■ WHAT YOU ARE ASKED TO DO: Repeat, exactly and only, the lines from the beginning of the data through the line with "minimum height=21pt] (H2)". Pictures are left out.

■ MATERIAL PROVIDED:
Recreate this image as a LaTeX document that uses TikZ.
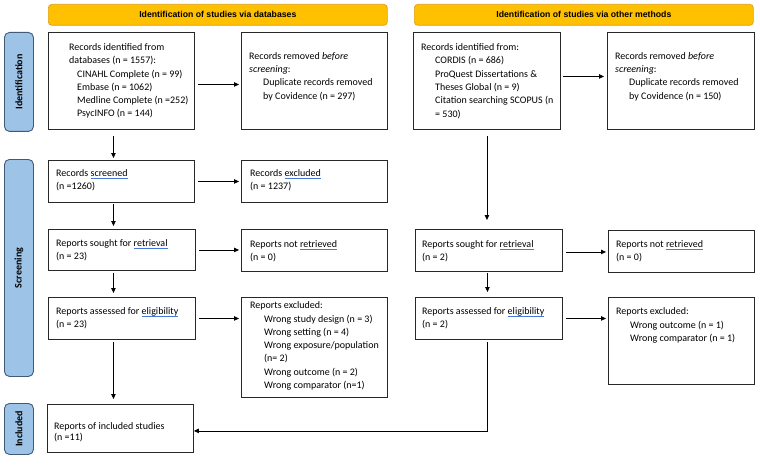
\documentclass[tikz,border=0pt]{standalone}
\usepackage{fontspec}
\setmainfont{Carlito}
\newfontfamily\hdrfont{Liberation Sans}
\usetikzlibrary{arrows.meta}
\definecolor{hdrfill}{RGB}{255,192,0}
\definecolor{hdrdraw}{RGB}{222,160,20}
\definecolor{sidefill}{RGB}{157,195,230}
\definecolor{sidedraw}{RGB}{65,90,120}
\definecolor{squig}{RGB}{70,120,220}
\definecolor{boxdraw}{RGB}{40,40,40}
\newcommand\spl[1]{\setbox0\hbox{#1}\rlap{\raisebox{-2.3pt}{\color{squig}\rule{\wd0}{0.7pt}}}\box0}
\newcommand\ind{\hspace*{14pt}}
\begin{document}
\begin{tikzpicture}[x=1pt,y=-1pt,
  box/.style={draw=boxdraw, line width=0.9pt, rectangle, anchor=north west, inner sep=0pt},
  txt/.style={anchor=west, inner sep=0pt, align=left, font={\fontsize{10}{13.3}\selectfont}},
  hdr/.style={draw=hdrdraw, fill=hdrfill, line width=0.7pt, rounded corners=3.5pt, anchor=north west, inner sep=0pt, font={\hdrfont\bfseries\fontsize{8.7}{10}\selectfont}},
  side/.style={draw=sidedraw, fill=sidefill, line width=0.9pt, rounded corners=5pt, anchor=north west, inner sep=0pt},
  sidetxt/.style={rotate=90, font={\bfseries\fontsize{10}{12}\selectfont}, inner sep=0pt},
  arr/.style={draw=black, line width=0.8pt, -{Triangle[length=5pt,width=4.5pt]}}
]
\useasboundingbox (0,0) rectangle (760,468);

% headers
\node[hdr, minimum width=339pt, minimum height=21pt] (H1) at (48,4) {Identification of studies via databases};
\node[hdr, minimum width=339pt, minimum height=21pt] (H2) at (414,4) {Identification of studies via other methods};

% side labels
\node[side, minimum width=29pt, minimum height=99pt] (S_id) at (4,32) {};
\node[sidetxt] (S_idt) at (S_id.center) {Identification};
\node[side, minimum width=29pt, minimum height=217pt] (S_sc) at (4,159) {};
\node[sidetxt] (S_sct) at (S_sc.center) {Screening};
\node[side, minimum width=29pt, minimum height=51pt] (S_in) at (4,403) {};
\node[sidetxt] (S_int) at (S_in.center) {Included};

% left column boxes
\node[box, minimum width=146pt, minimum height=97pt] (A) at (48,32) {};
\node[txt] (At) at (69,81) {Records identified from\\databases (n = 1557):\\\hspace*{8pt}CINAHL Complete (n = 99)\\\hspace*{8pt}Embase (n = 1062)\\\hspace*{8pt}Medline Complete (n =252)\\\hspace*{8pt}PsycINFO (n = 144)};

\node[box, minimum width=146pt, minimum height=97pt] (B) at (241,32) {};
\node[txt] (Bt) at (249,76.5) {Records removed \textit{before}\\\textit{screening}:\\\ind Duplicate records removed\\\ind by Covidence (n = 297)};

\node[box, minimum width=146pt, minimum height=42pt] (S1) at (48,160) {};
\node[txt] (S1t) at (56,180.5) {Records \spl{screened}\\(n =1260)};

\node[box, minimum width=146pt, minimum height=42pt] (E1) at (241,160) {};
\node[txt] (E1t) at (250,180.5) {Records \spl{excluded}\\(n = 1237)};

\node[box, minimum width=147pt, minimum height=41pt] (R1) at (48,229) {};
\node[txt] (R1t) at (56,250) {Reports sought for \spl{retrieval}\\(n = 23)};

\node[box, minimum width=146pt, minimum height=42pt] (N1) at (241,229) {};
\node[txt] (N1t) at (250,251) {Reports not \spl{retrieved}\\(n = 0)};

\node[box, minimum width=147pt, minimum height=42pt] (L1) at (48,297) {};
\node[txt] (L1t) at (56,318.5) {Reports assessed for \spl{eligibility}\\(n = 23)};

\node[box, minimum width=146pt, minimum height=100pt] (X1) at (241,297) {};
\node[txt] (X1t) at (250,346) {Reports excluded:\\\ind Wrong study design (n = 3)\\\ind Wrong setting (n = 4)\\\ind Wrong exposure/population\\\ind (n= 2)\\\ind Wrong outcome (n = 2)\\\ind Wrong comparator (n=1)};

\node[box, minimum width=146pt, minimum height=48pt] (I) at (47,404) {};
\node[txt, font={\fontsize{10}{11}\selectfont}] (It) at (54,432.5) {Reports of included studies\\(n =11)};

% right column boxes
\node[box, minimum width=147pt, minimum height=97pt] (C) at (413,32) {};
\node[txt] (Ct) at (421,81) {Records identified from:\\\ind CORDIS (n = 686)\\\ind ProQuest Dissertations \&\\\ind Theses Global (n = 9)\\\ind Citation searching SCOPUS (n\\\ind = 530)};

\node[box, minimum width=147pt, minimum height=97pt] (D) at (607,32) {};
\node[txt] (Dt) at (615,76.5) {Records removed \textit{before}\\\textit{screening}:\\\ind Duplicate records removed\\\ind by Covidence (n = 150)};

\node[box, minimum width=147pt, minimum height=42pt] (R2) at (415,229) {};
\node[txt] (R2t) at (422,251) {Reports sought for \spl{retrieval}\\(n = 2)};

\node[box, minimum width=146pt, minimum height=42pt] (N2) at (608,230) {};
\node[txt] (N2t) at (616,251.5) {Reports not \spl{retrieved}\\(n = 0)};

\node[box, minimum width=147pt, minimum height=42pt] (L2) at (415,297) {};
\node[txt] (L2t) at (422,318.5) {Reports assessed for \spl{eligibility}\\(n = 2)};

\node[box, minimum width=146pt, minimum height=87pt] (X2) at (608,297) {};
\node[txt] (X2t) at (616,325.5) {Reports excluded:\\\ind Wrong outcome (n = 1)\\\ind Wrong comparator (n = 1)};

% connectors
\draw[arr, shorten <=3pt, shorten >=2pt] ([yshift=-3.5pt]A.east) -- ([yshift=-3.5pt]B.west);
\draw[arr, shorten <=2pt, shorten >=3pt] ([yshift=4.5pt]C.east) -- ([yshift=4.5pt]C.east -| D.west);
\draw[arr, shorten <=6pt, shorten >=2pt] ([xshift=-8pt]A.south) -- ([xshift=-8pt]A.south |- S1.north);
\draw[arr, shorten <=3pt, shorten >=2pt] (S1.east) -- (S1.east -| E1.west);
\draw[arr, shorten <=1pt, shorten >=3pt] ([xshift=-8pt]S1.south) -- ([xshift=-8pt]S1.south |- R1.north);
\draw[arr, shorten <=3pt, shorten >=2pt] (R1.east) -- (R1.east -| N1.west);
\draw[arr, shorten <=2pt, shorten >=4pt] ([xshift=-8.5pt]R1.south) -- ([xshift=-8.5pt]R1.south |- L1.north);
\draw[arr, shorten <=3pt, shorten >=2pt] (L1.east) -- (L1.east -| X1.west);
\draw[arr, shorten <=2pt, shorten >=5pt] ([xshift=-8.5pt]L1.south) -- ([xshift=-8.5pt]L1.south |- I.north);
\draw[arr, shorten <=6pt, shorten >=9pt] (C.south) -- (C.south |- R2.north);
\draw[arr, shorten <=3pt, shorten >=2pt] ([yshift=-1.5pt]R2.east) -- ([yshift=-1.5pt]R2.east -| N2.west);
\draw[arr, shorten <=1pt, shorten >=5pt] ([xshift=-1.5pt]R2.south) -- ([xshift=-1.5pt]R2.south |- L2.north);
\draw[arr, shorten <=3pt, shorten >=2pt] (L2.east) -- (L2.east -| X2.west);
\coordinate (corner) at ([xshift=-1.5pt,yshift=-91pt]L2.south);
\draw[arr, shorten <=2pt] ([xshift=-1.5pt]L2.south) -- (corner) -- (corner -| I.east);
\end{tikzpicture}
\end{document}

■ RESULT OF THIS TASK:
Recreate this image as a LaTeX document that uses TikZ.
\documentclass[tikz,border=0pt]{standalone}
\usepackage{fontspec}
\setmainfont{Carlito}
\newfontfamily\hdrfont{Liberation Sans}
\usetikzlibrary{arrows.meta}
\definecolor{hdrfill}{RGB}{255,192,0}
\definecolor{hdrdraw}{RGB}{222,160,20}
\definecolor{sidefill}{RGB}{157,195,230}
\definecolor{sidedraw}{RGB}{65,90,120}
\definecolor{squig}{RGB}{70,120,220}
\definecolor{boxdraw}{RGB}{40,40,40}
\newcommand\spl[1]{\setbox0\hbox{#1}\rlap{\raisebox{-2.3pt}{\color{squig}\rule{\wd0}{0.7pt}}}\box0}
\newcommand\ind{\hspace*{14pt}}
\begin{document}
\begin{tikzpicture}[x=1pt,y=-1pt,
  box/.style={draw=boxdraw, line width=0.9pt, rectangle, anchor=north west, inner sep=0pt},
  txt/.style={anchor=west, inner sep=0pt, align=left, font={\fontsize{10}{13.3}\selectfont}},
  hdr/.style={draw=hdrdraw, fill=hdrfill, line width=0.7pt, rounded corners=3.5pt, anchor=north west, inner sep=0pt, font={\hdrfont\bfseries\fontsize{8.7}{10}\selectfont}},
  side/.style={draw=sidedraw, fill=sidefill, line width=0.9pt, rounded corners=5pt, anchor=north west, inner sep=0pt},
  sidetxt/.style={rotate=90, font={\bfseries\fontsize{10}{12}\selectfont}, inner sep=0pt},
  arr/.style={draw=black, line width=0.8pt, -{Triangle[length=5pt,width=4.5pt]}}
]
\useasboundingbox (0,0) rectangle (760,468);

% headers
\node[hdr, minimum width=339pt, minimum height=21pt] (H1) at (48,4) {Identification of studies via databases};
\node[hdr, minimum width=339pt, minimum height=21pt] (H2) at (414,4) {Identification of studies via other methods};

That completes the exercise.